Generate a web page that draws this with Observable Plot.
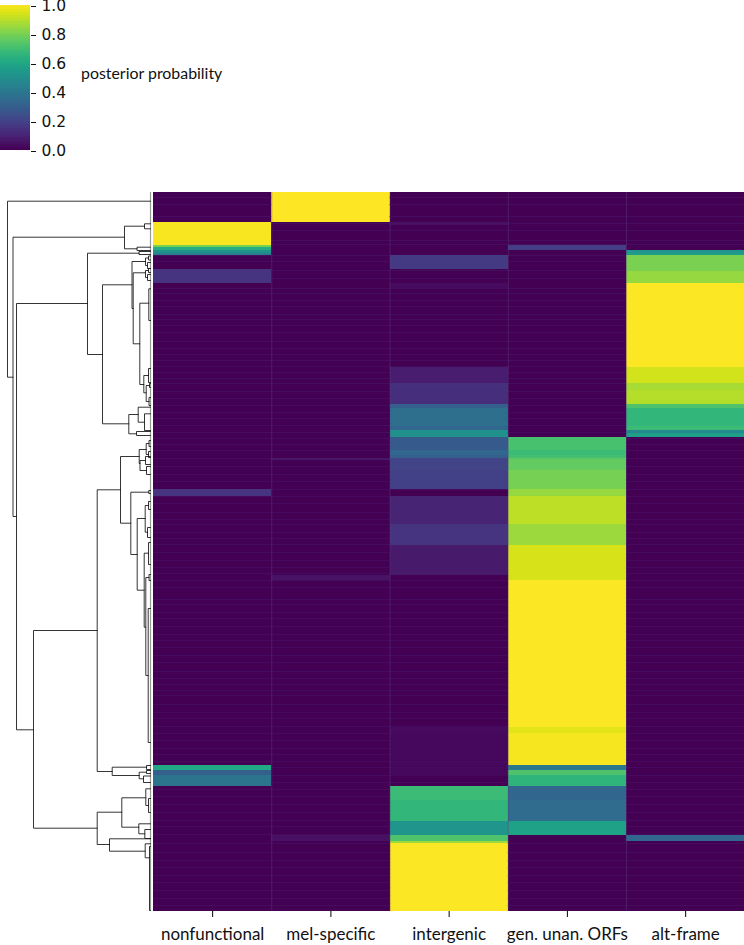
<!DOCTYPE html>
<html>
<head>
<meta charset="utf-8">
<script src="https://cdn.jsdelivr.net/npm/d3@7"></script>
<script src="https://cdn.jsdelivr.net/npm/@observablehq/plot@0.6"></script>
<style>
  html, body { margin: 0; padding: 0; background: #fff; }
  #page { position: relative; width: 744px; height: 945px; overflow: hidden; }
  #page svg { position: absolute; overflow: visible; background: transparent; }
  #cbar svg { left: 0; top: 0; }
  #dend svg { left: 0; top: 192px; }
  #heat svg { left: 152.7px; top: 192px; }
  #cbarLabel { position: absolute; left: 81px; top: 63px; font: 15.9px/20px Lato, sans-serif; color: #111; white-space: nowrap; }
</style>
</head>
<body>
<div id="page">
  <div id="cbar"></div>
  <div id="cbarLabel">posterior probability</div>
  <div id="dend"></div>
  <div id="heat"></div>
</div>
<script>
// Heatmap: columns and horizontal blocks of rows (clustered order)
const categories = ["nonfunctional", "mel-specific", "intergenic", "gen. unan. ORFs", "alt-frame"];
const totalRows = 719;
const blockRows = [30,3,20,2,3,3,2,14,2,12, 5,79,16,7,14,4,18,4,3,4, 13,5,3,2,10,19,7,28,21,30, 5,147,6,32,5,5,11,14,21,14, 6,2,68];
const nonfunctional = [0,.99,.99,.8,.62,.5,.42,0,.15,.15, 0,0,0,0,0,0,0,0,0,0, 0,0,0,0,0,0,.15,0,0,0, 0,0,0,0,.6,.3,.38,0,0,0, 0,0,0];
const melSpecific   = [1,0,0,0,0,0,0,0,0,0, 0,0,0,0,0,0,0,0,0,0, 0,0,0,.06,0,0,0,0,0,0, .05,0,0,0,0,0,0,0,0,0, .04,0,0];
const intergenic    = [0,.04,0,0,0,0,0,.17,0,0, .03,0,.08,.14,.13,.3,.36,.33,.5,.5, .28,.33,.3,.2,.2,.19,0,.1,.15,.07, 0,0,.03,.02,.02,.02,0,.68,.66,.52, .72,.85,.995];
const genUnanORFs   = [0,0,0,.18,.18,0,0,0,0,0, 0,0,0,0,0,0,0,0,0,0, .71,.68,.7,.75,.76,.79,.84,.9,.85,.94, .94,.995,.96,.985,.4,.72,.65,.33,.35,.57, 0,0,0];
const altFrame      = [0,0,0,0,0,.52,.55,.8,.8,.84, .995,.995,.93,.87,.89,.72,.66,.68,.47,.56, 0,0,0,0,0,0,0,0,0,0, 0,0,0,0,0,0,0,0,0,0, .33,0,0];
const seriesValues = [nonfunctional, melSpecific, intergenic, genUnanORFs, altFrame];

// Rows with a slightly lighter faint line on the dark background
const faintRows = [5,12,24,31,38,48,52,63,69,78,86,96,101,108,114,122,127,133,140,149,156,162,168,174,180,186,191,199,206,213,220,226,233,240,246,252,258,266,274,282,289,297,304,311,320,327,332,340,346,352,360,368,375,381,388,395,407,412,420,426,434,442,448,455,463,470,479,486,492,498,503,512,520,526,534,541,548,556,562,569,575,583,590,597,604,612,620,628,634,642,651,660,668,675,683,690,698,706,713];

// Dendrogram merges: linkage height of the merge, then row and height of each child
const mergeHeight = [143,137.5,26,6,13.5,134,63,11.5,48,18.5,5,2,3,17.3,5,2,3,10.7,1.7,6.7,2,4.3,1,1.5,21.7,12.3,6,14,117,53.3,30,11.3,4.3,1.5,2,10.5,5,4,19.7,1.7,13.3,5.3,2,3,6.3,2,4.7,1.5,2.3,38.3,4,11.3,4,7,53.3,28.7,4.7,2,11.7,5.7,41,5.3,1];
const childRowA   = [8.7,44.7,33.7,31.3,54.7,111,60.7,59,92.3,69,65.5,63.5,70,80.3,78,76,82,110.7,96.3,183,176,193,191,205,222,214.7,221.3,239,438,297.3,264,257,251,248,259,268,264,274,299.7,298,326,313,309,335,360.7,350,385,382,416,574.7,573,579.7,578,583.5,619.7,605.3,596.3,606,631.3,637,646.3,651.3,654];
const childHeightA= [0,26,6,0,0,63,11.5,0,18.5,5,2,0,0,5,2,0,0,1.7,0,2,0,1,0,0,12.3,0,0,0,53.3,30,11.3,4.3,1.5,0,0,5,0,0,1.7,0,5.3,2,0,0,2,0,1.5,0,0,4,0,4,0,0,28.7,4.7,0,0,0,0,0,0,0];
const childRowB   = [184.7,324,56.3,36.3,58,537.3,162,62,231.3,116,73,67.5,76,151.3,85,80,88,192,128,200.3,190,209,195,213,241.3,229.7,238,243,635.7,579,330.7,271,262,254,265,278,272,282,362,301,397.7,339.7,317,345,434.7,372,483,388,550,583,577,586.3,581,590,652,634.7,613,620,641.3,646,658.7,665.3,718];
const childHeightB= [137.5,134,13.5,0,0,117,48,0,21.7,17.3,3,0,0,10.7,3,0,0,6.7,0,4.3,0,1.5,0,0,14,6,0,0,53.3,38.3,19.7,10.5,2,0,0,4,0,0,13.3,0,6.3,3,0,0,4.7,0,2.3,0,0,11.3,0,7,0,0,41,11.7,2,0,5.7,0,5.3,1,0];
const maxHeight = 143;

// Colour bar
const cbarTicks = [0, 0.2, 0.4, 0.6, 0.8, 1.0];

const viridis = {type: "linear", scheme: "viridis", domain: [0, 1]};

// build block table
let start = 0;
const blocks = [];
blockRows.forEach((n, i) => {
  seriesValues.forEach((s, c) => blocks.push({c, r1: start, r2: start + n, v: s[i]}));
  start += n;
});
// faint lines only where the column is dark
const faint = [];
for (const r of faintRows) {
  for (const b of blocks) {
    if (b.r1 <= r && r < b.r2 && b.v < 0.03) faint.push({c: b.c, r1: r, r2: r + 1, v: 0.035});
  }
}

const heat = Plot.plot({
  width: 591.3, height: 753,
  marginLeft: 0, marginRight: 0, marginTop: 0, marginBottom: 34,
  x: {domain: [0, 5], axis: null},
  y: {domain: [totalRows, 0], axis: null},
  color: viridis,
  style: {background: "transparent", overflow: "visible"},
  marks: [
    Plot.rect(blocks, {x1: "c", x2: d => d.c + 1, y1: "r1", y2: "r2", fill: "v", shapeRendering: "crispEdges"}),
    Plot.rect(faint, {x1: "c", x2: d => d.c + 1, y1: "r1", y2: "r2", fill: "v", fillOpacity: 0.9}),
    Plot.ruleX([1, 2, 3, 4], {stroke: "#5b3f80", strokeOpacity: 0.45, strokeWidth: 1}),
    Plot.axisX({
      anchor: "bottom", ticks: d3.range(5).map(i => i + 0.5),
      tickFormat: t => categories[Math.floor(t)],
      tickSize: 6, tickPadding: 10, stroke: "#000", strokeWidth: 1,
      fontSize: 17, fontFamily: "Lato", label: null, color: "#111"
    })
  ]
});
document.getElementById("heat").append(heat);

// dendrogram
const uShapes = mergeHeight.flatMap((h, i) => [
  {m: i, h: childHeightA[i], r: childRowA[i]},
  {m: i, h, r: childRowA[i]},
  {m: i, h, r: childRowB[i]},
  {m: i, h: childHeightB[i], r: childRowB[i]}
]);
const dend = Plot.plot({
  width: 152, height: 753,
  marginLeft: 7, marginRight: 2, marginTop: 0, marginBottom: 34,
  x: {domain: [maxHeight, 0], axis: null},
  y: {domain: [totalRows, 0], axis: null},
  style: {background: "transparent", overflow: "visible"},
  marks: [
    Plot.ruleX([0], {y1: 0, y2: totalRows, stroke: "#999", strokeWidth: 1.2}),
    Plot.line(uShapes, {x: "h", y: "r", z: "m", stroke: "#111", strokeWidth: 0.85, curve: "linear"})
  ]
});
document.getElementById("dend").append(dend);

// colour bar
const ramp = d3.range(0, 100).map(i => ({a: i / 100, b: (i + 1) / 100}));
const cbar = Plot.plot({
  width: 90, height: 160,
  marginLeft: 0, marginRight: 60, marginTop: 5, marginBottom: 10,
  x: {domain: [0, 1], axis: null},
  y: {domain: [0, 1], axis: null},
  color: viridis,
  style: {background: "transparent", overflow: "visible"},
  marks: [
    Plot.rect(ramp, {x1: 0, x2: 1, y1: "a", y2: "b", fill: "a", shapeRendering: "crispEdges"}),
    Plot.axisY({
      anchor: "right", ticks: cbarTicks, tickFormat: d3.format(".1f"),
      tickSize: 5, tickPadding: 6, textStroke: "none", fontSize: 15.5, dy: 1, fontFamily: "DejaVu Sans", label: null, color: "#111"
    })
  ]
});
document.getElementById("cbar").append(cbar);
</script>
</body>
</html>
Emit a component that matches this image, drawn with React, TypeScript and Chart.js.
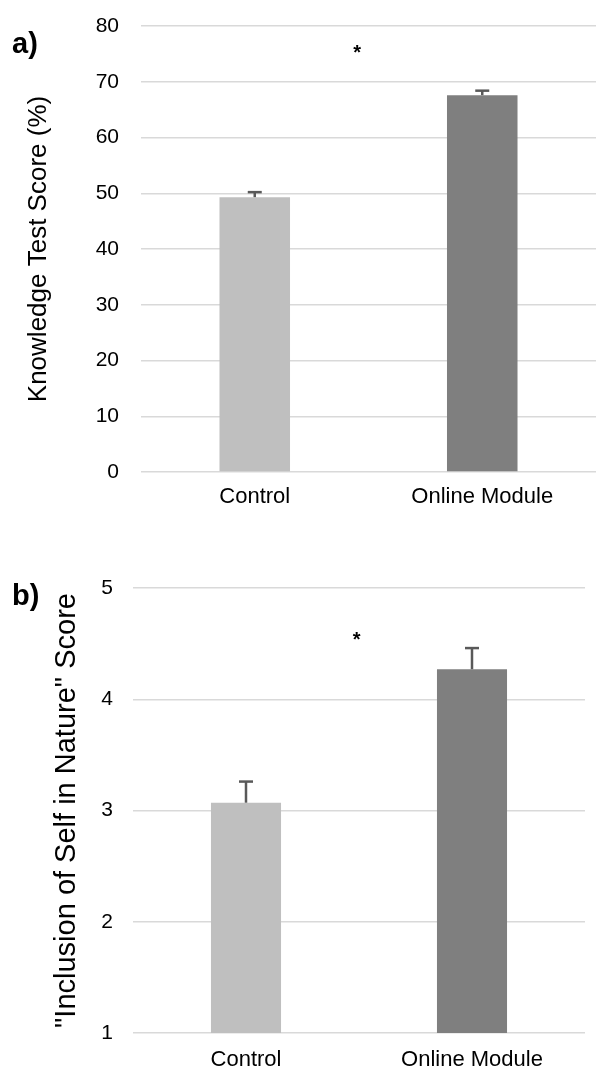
══════════════════════════════
* _EXERCISE TASK_
Identify each line containing the string "this" and copy it out.

* _FINISHED EXERCISE_
Generate a web page that draws this with Observable Plot.
Emit a component that matches this image, drawn with React, TypeScript and Chart.js.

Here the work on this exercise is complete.